Even though lunch time is quite long in France, we were blocking production for too long and we thus decided to stop there and bring back the twenty workers and spend some time later when we won't be annoying anybody. That said, a lot of things were still broken due to the original issue, so I kept looking for a solution. I brought up my favorite text editor and started diving inside netmiko's and paramiko's code. I especially looked for the SSH config handling part. It's now that I realized they are not using the system libraries, it's all rewritten here in Python, especially the ssh config parsing. So paramiko is responsible for that part.

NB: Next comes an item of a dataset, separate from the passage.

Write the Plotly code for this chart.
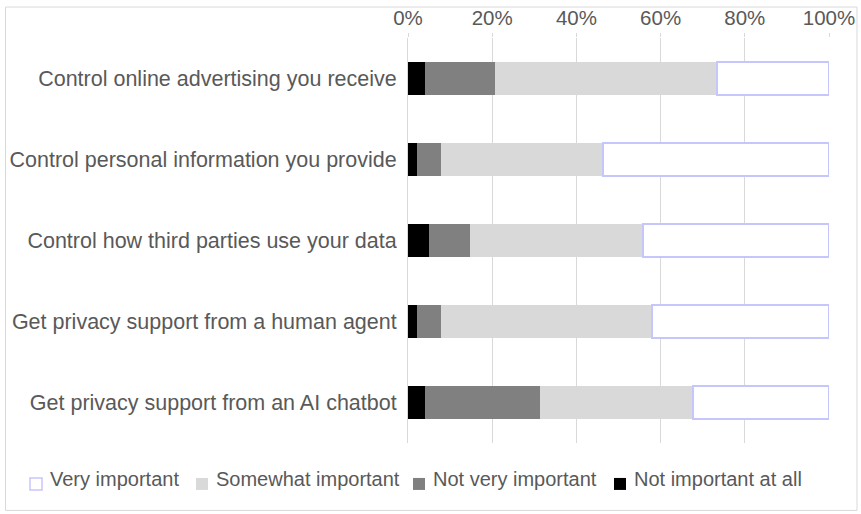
import plotly.graph_objects as go

categories = [
    "Control online advertising you receive",
    "Control personal information you provide",
    "Control how third parties use your data",
    "Get privacy support from a human agent",
    "Get privacy support from an AI chatbot",
]
not_important_at_all = [4.0, 2.1, 5.0, 2.1, 4.0]
not_very_important = [16.7, 5.7, 9.7, 5.7, 27.4]
somewhat_important = [52.8, 38.4, 41.2, 50.1, 36.2]
very_important = [26.5, 53.8, 44.1, 42.1, 32.4]
x_ticks = [0, 20, 40, 60, 80, 100]
x_tick_labels = ["0%", "20%", "40%", "60%", "80%", "100%"]

series_names = ["Not important at all", "Not very important", "Somewhat important", "Very important"]
series_values = [not_important_at_all, not_very_important, somewhat_important, very_important]
series_fill = ["#000000", "#808080", "#d9d9d9", "#ffffff"]
series_line = [None, None, None, "#c6c6ff"]

TXT = "#595959"
GRID = "#d9d9d9"
FONT = "Liberation Sans"

fig = go.Figure()
for name, vals, fill, ln in zip(series_names, series_values, series_fill, series_line):
    line = dict(color=ln, width=2) if ln else dict(width=0)
    fig.add_trace(go.Bar(y=categories, x=vals, orientation="h", name=name,
                         marker=dict(color=fill, line=line), showlegend=False))

L, R, T, B = 408, 829, 37.5, 443
W, H = 861, 514

def px_x(p):
    return (p - L) / (R - L)

def px_y(p):
    return (B - p) / (B - T)

shapes = [dict(type="rect", xref="paper", yref="paper",
               x0=px_x(5.5), x1=px_x(857), y0=px_y(510.5), y1=px_y(6.5),
               line=dict(color=GRID, width=1), fillcolor="rgba(0,0,0,0)", layer="below")]
annotations = []

# manual legend (order: Very important ... Not important at all)
legend_sq_x = [30, 196, 413, 614]
legend_order = [3, 2, 1, 0]
for sx, idx in zip(legend_sq_x, legend_order):
    ln = series_line[idx]
    shapes.append(dict(type="rect", xref="paper", yref="paper",
                       x0=px_x(sx), x1=px_x(sx + 12), y0=px_y(490), y1=px_y(478),
                       fillcolor=series_fill[idx],
                       line=dict(color=ln if ln else series_fill[idx], width=1.5 if ln else 0)))
    annotations.append(dict(xref="paper", yref="paper", x=px_x(sx + 18), y=px_y(479),
                            xanchor="left", yanchor="middle", showarrow=False,
                            text=series_names[idx], font=dict(size=20, color=TXT, family=FONT)))

fig.update_layout(
    width=W, height=H,
    barmode="stack", bargap=0.6,
    margin=dict(l=L, r=W - R, t=T, b=H - B, pad=0, autoexpand=False),
    paper_bgcolor="white", plot_bgcolor="white",
    font=dict(family=FONT, color=TXT, size=20),
    xaxis=dict(range=[0, 100], side="top", tickvals=x_ticks, ticktext=x_tick_labels,
               showgrid=True, gridcolor=GRID, gridwidth=1, zeroline=False,
               ticks="outside", ticklen=4, tickcolor=GRID, tickfont=dict(size=20.5, color=TXT),
               showline=False, fixedrange=True, automargin=False),
    yaxis=dict(autorange="reversed", showgrid=False, showline=True, linecolor=GRID, linewidth=1,
               ticks="", tickfont=dict(size=21.5, color=TXT), ticklabelstandoff=6,
               fixedrange=True, automargin=False),
    shapes=shapes,
    annotations=annotations,
    showlegend=False,
)

fig.write_html("out.html")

I mean, if we had perform an upgrade on our dependency to upgrade netmiko we probably would have expected something like this to happen, but we did not. We do not have a direct dependence to paramiko. It's referenced by netmiko.

What we did was deploying a new patch yesterday but it was totally unrelated to netmiko, paramiko or anything close to this part of the project. But still, it costed nothing to check the paramiko's releases notes.

[Support]: Removed support for key exchange using SHA-1, meaning the kex methods diffie-hellman-group-exchange-sha1, diffie-hellman-group14-sha1, and diffie-hellman-group1-sha1 are now gone. Implementing classes have been removed/merged/shuffled as required.

But we're not in the latest version, right? grep paramiko uv.lock ... Oh ... we actually are in the latest version 5.0.0 of paramiko. But our project tags the versions to upgrade only minor changes, given semantic version is respected. Have a minor version change in netmiko upgraded paramiko with a breaking change?

Latest netmiko release notes said:

Update poetry lock file to pin Paramiko below version 5 (paramiko5 caused significant breakage) in #3852
We surely are not using the latest version. How does the netmiko pyproject of our version looks like?

paramiko = ">=3.5.0"

Really? I mean ... so you're taking any version above 3.5.0 by default? That would have seem risky, wouldn't it have? Why not having a ~ instead of that scary > ?

We realized what happened. Yesterday's deployment triggered a new pipeline, re-build the project with an old version of netmiko which brought a new version of paramiko featuring quite some breaking changes. It was totally transparent for us.

Netmiko nows tags paramiko = ">=3.5.0,<5.0" which definitely is not as good as having paramiko = "~=3.5.0" but that would effectively bring paramiko down to version 4.

I was pretty confident so I simply updated our netmiko version to the its latest version and deployed the project to production. And well, it did fix the issue. We could connect to our Cisco routers just like before.

After three hours of live and dirty debugging, we ended up fixing the issue by simply upgrading a dependence.

To debian and OpenSSH: I'm sorry I blamed you for no reasons

To Cisco: please support more recent algorithms!

To netmiko: please be more careful with version tagging!

To answer paramiko's FAQ: We do not live in an ideal word. Those algorithms used to work for many years. We know now they are not secure enough so closing issues on those is quite fine. You definitely should not spend time on those and beside that, I admire the work you do. I just think that total support removal is too much of an impact for today's imperfect world.


Hope you enjoyed reading my adventures and I wish you a nice day!